A coalition of open culture and AI organisations – namely GitHub, Creative Commons, EleutherAI, Hugging Face, LAION, and Open Future – published a policy paper stating that the AI Act has the potential to become a global model for AI regulation, balancing risk management and innovation promotion, but it needs to improve to avoid hindering the open ecosystem for AI. The coalition makes the following five recommendations for improvement: 1) define AI components clearly; 2) clarify that collaborative development of open source AI components and their availability in public repositories does not subject developers to the AI Act's requirements; 3) support the AI Office’s coordination and inclusive governance with the open source ecosystem; 4) ensure the R&D exception is practical and effective by permitting limited testing in real-world conditions; and 5) set proportional requirements for foundation models, recognising and distinctly treating different uses and development modalities, including open source approaches.
Norberto de Andrade, Director of AI Policy at Meta, Laura Galindo, AI Policy Manager at Meta, and Antonella Zarra, AI Policy Program Manager at Meta, published last two reports in the five report series on the AI Act as part of their Open Loop policy prototyping experiment. In the first report, the researchers tested Article 52(a) of the Act concerning transparency obligations for AI systems interacting with individuals. They exposed 469 survey participants to AI-powered systems (a chatbot and news app) with different notification styles: no notification, content-integrated notification, and notification banner. Participants’ understanding of a notification did not significantly affect their sense of control and trust in the tested AI applications. The second report summarises a policy prototyping exercise evaluating risk management and transparency in the Act. The exercise aimed to gauge the clarity and feasibility of specific requirements for AI companies. The key takeaway is that companies need additional technical guidance and standardisation to comply with the Act, along with clarification of key elements.
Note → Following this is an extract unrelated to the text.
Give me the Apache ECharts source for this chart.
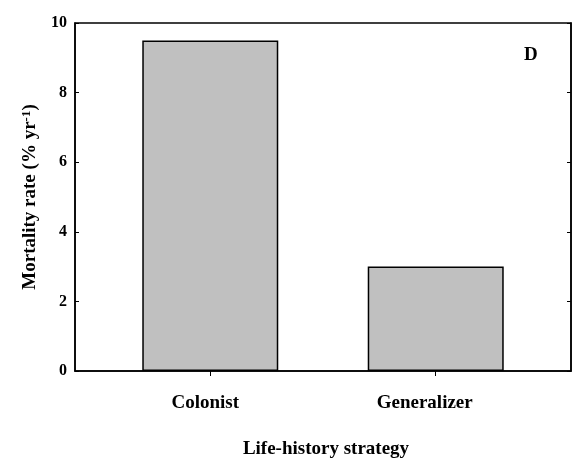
<!DOCTYPE html>
<html>
<head>
<meta charset="utf-8">
<script src="https://cdn.jsdelivr.net/npm/echarts@6/dist/echarts.min.js"></script>
<style>
html,body{margin:0;padding:0;background:#fff;}
#chart{width:573px;height:462px;}
</style>
</head>
<body>
<div id="chart"></div>
<script>
var categories = ['Colonist', 'Generalizer'];
var categoryPositions = [1, 2];
var mortality = [9.5, 3.0];
var yTickValues = [0, 2, 4, 6, 8, 10];
var panelLabel = 'D';

var FONT = "'Liberation Serif', 'Times New Roman', serif";
var chart = echarts.init(document.getElementById('chart'), null, {renderer: 'canvas'});

var barData = categoryPositions.map(function (p, i) { return [p, mortality[i]]; });
var labelStyle = {fontFamily: FONT, fontWeight: 'bold', fontSize: 19, color: '#000'};

chart.setOption({
  animation: false,
  backgroundColor: '#fff',
  grid: {left: 75, right: 2, top: 23, bottom: 91, show: true, borderColor: '#000', borderWidth: 1.5, backgroundColor: 'transparent', containLabel: false, outerBoundsMode: 'none'},
  xAxis: [{
    type: 'value', min: 0.4, max: 2.6,
    axisLine: {show: true, onZero: false, lineStyle: {color: '#000', width: 1.5}},
    axisTick: {show: true, inside: false, length: 5, customValues: categoryPositions, lineStyle: {color: '#000', width: 1}},
    axisLabel: {show: true, margin: 23, customValues: categoryPositions,
      formatter: function (v) { var i = categoryPositions.indexOf(Math.round(v)); return i >= 0 ? '{c' + i + '|' + categories[i] + '}' : ''; },
      color: '#000', fontFamily: FONT, fontWeight: 'bold', fontSize: 19,
      rich: {
        c0: Object.assign({padding: [0, 10, 0, 0]}, labelStyle),
        c1: Object.assign({padding: [0, 22, 0, 0]}, labelStyle)
      }},
    splitLine: {show: false},
    name: 'Life-history strategy', nameLocation: 'middle', nameGap: 69,
    nameTextStyle: {color: '#000', fontFamily: FONT, fontWeight: 'bold', fontSize: 19, padding: [0, 0, 0, 6]}
  }],
  yAxis: [{
    type: 'value', min: 0, max: 10, interval: 2, position: 'left',
    axisLine: {show: true, lineStyle: {color: '#000', width: 1.5}},
    axisTick: {show: true, inside: true, length: 4, lineStyle: {color: '#000', width: 1}},
    axisLabel: {margin: 8, color: '#000', fontFamily: FONT, fontWeight: 'bold', fontSize: 16,
      formatter: function (v) { return yTickValues.indexOf(v) >= 0 ? String(v) : ''; }},
    splitLine: {show: false},
    name: '{n|Mortality rate (% yr}{s|-1}{n|)}', nameLocation: 'middle', nameGap: 35, nameRotate: 90,
    nameTextStyle: {color: '#000', fontFamily: FONT, fontWeight: 'bold', fontSize: 19,
      rich: {n: {fontFamily: FONT, fontWeight: 'bold', fontSize: 19, color: '#000'},
             s: {fontFamily: FONT, fontWeight: 'bold', fontSize: 13, color: '#000', verticalAlign: 'top', padding: [0, 0, 7, 0]}}}
  }, {
    type: 'value', min: 0, max: 10, interval: 2, position: 'right',
    axisLine: {show: true, lineStyle: {color: '#000', width: 1.5}},
    axisTick: {show: true, inside: true, length: 4, lineStyle: {color: '#000', width: 1}},
    axisLabel: {show: false},
    splitLine: {show: false}
  }],
  series: [{
    type: 'bar',
    data: barData,
    barWidth: 136,
    itemStyle: {color: '#c0c0c0', borderColor: '#000', borderWidth: 1.5}
  }],
  graphic: [{
    type: 'text', left: 524, top: 46,
    style: {text: panelLabel, fill: '#000', font: "bold 19px 'Liberation Serif', 'Times New Roman', serif"}
  }]
});
</script>
</body>
</html>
Veronika Rinecker, Managing Editor at Cointelegraph, wrote an overview of how German political parties are split on how to regulate AI in the AI Act. Die Linke, the left-wing party, proposes rigorous oversight by a supervisory authority for high-risk AI systems before market launch, and advocates banning biometric identification in public spaces, AI-driven election interference, and predictive policing. By contrast, the centre-right coalition known as the Union prioritises fostering an innovation-friendly environment, opposes the establishment of a large Brussels-based supervisory authority, and seeks alignment with existing data and digital regulations. The German government, while supporting the AI Act, aims to strike a balance between regulation and innovation, seeking improvements and advocating for ambitious AI testbeds during trilogue negotiations.
Once again, I appreciate this insightful summary of current news and look forward to reading summaries of upcoming developments regarding the newly established Spanish Agency for the Supervision of Artificial Intelligence.